**TASK**
In the data below, find every line with the string "chart" and pull it out.

— start of MATERIAL PROVIDED —

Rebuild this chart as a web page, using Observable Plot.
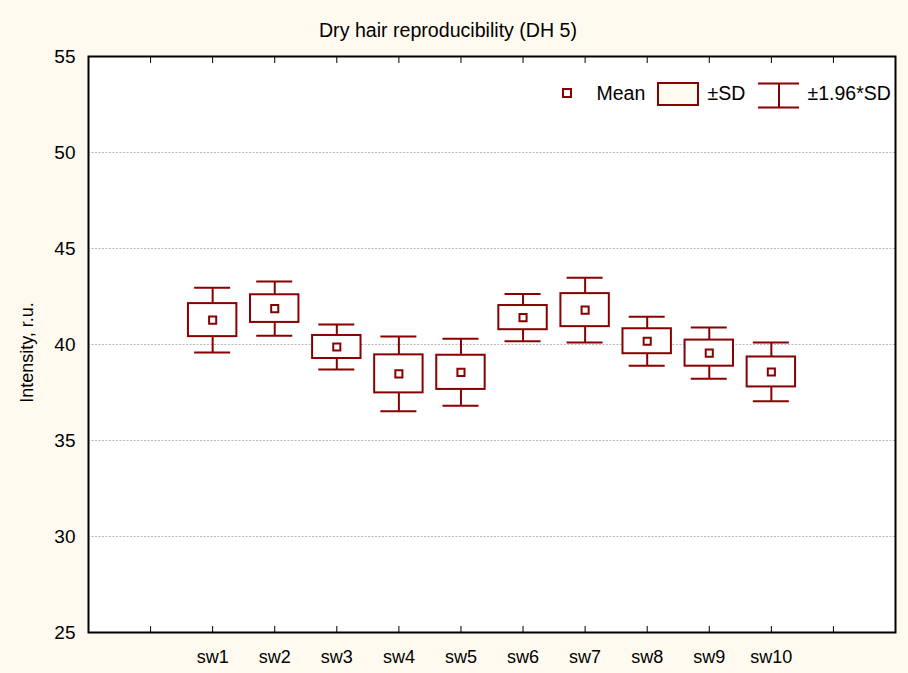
<!DOCTYPE html>
<html>
<head>
<meta charset="utf-8">
<script src="https://cdn.jsdelivr.net/npm/d3@7"></script>
<script src="https://cdn.jsdelivr.net/npm/@observablehq/plot@0.6"></script>
<style>
  body { margin: 0; background: #fffaf0; }
  #wrap { position: relative; width: 908px; height: 673px; }
  #legend { position: absolute; left: 0; top: 0; pointer-events: none; }
</style>
</head>
<body>
<div id="wrap"></div>
<script>
// ---- data ----
const categories = ["sw1", "sw2", "sw3", "sw4", "sw5", "sw6", "sw7", "sw8", "sw9", "sw10"];
const positions = [2, 3, 4, 5, 6, 7, 8, 9, 10, 11];
const means = [41.27, 41.87, 39.87, 38.47, 38.55, 41.40, 41.79, 40.17, 39.55, 38.57];
const sds = [0.86, 0.72, 0.60, 0.99, 0.89, 0.63, 0.86, 0.65, 0.68, 0.78];
const yTicks = [25, 30, 35, 40, 45, 50, 55];
const gridTicks = [30, 35, 40, 45, 50];
const frameTicks = [1, 2, 3, 4, 5, 6, 7, 8, 9, 10, 11, 12];
const title = "Dry hair reproducibility (DH 5)";
const yLabel = "Intensity, r.u.";
const legendLabels = ["Mean", "±SD", "±1.96*SD"];
const k = 1.96;

const data = categories.map((c, i) => ({cat: c, pos: positions[i], mean: means[i], sd: sds[i]}));

const red = "#880000";
const font = "'Liberation Sans', Arial, Helvetica, sans-serif";

const chart = Plot.plot({
  width: 908,
  height: 673,
  marginLeft: 88,
  marginRight: 13,
  marginTop: 56,
  marginBottom: 41,
  style: {background: "#fffaf0", fontFamily: font, fontSize: "19px", color: "#000", overflow: "visible"},
  x: {domain: [0, 13]},
  y: {domain: [25, 55]},
  marks: [
    Plot.frame({fill: "white"}),
    Plot.gridY(gridTicks, {stroke: "#b8b8b8", strokeOpacity: 1, strokeDasharray: "2,1.5"}),
    Plot.ruleX(data, {x: "pos", y1: d => d.mean - k * d.sd, y2: d => d.mean + k * d.sd, stroke: red, strokeWidth: 2}),
    Plot.ruleY(data, {x1: d => d.pos - 0.29, x2: d => d.pos + 0.29, y: d => d.mean + k * d.sd, stroke: red, strokeWidth: 2}),
    Plot.ruleY(data, {x1: d => d.pos - 0.29, x2: d => d.pos + 0.29, y: d => d.mean - k * d.sd, stroke: red, strokeWidth: 2}),
    Plot.rect(data, {x1: d => d.pos - 0.39, x2: d => d.pos + 0.39, y1: d => d.mean - d.sd, y2: d => d.mean + d.sd, fill: "white", stroke: red, strokeWidth: 2}),
    Plot.dot(data, {x: "pos", y: "mean", symbol: "square", r: 4, fill: "white", stroke: red, strokeWidth: 2}),
    Plot.axisX(frameTicks, {anchor: "bottom", tickSize: 6, dy: -6, tickFormat: () => "", label: null}),
    Plot.axisX(frameTicks, {anchor: "top", tickSize: 6, dy: 6, tickFormat: () => "", label: null}),
    Plot.axisX(positions, {anchor: "bottom", tickSize: 0, tickPadding: 18, tickFormat: d => categories[d - 2], label: null, fontSize: 18}),
    Plot.axisY(yTicks, {anchor: "left", tickSize: 0, tickPadding: 13, label: null, fontSize: 19}),
    Plot.text([yLabel], {frameAnchor: "left", textAnchor: "middle", lineAnchor: "middle", rotate: -90, dx: -61.5, dy: 8, fontSize: 18}),
    Plot.text([title], {frameAnchor: "top", textAnchor: "middle", lineAnchor: "middle", dx: -44, dy: -26, fontSize: 19.6}),
    Plot.frame({stroke: "black", strokeWidth: 2})
  ]
});

const wrap = document.getElementById("wrap");
wrap.appendChild(chart);

// ---- legend overlay ----
const svg = d3.select(wrap).append("svg")
  .attr("id", "legend")
  .attr("width", 908).attr("height", 673)
  .style("font-family", font).style("font-size", "19.5px");

svg.append("rect").attr("x", 563).attr("y", 89).attr("width", 8).attr("height", 8)
  .attr("fill", "white").attr("stroke", red).attr("stroke-width", 2);
svg.append("text").attr("x", 596.5).attr("y", 100).text(legendLabels[0]);

svg.append("rect").attr("x", 658).attr("y", 83).attr("width", 40).attr("height", 22)
  .attr("fill", "#fffaf0").attr("stroke", red).attr("stroke-width", 2);
svg.append("text").attr("x", 707.5).attr("y", 100).text(legendLabels[1]);

const wg = svg.append("g").attr("stroke", red).attr("stroke-width", 2);
wg.append("line").attr("x1", 758).attr("x2", 799).attr("y1", 83.5).attr("y2", 83.5);
wg.append("line").attr("x1", 758).attr("x2", 799).attr("y1", 107.5).attr("y2", 107.5);
wg.append("line").attr("x1", 779).attr("x2", 779).attr("y1", 83.5).attr("y2", 107.5);
svg.append("text").attr("x", 807.5).attr("y", 100).text(legendLabels[2]);
</script>
</body>
</html>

— end of MATERIAL PROVIDED —

**ANSWER TO THIS EXERCISE**
Rebuild this chart as a web page, using Observable Plot.
const chart = Plot.plot({
wrap.appendChild(chart);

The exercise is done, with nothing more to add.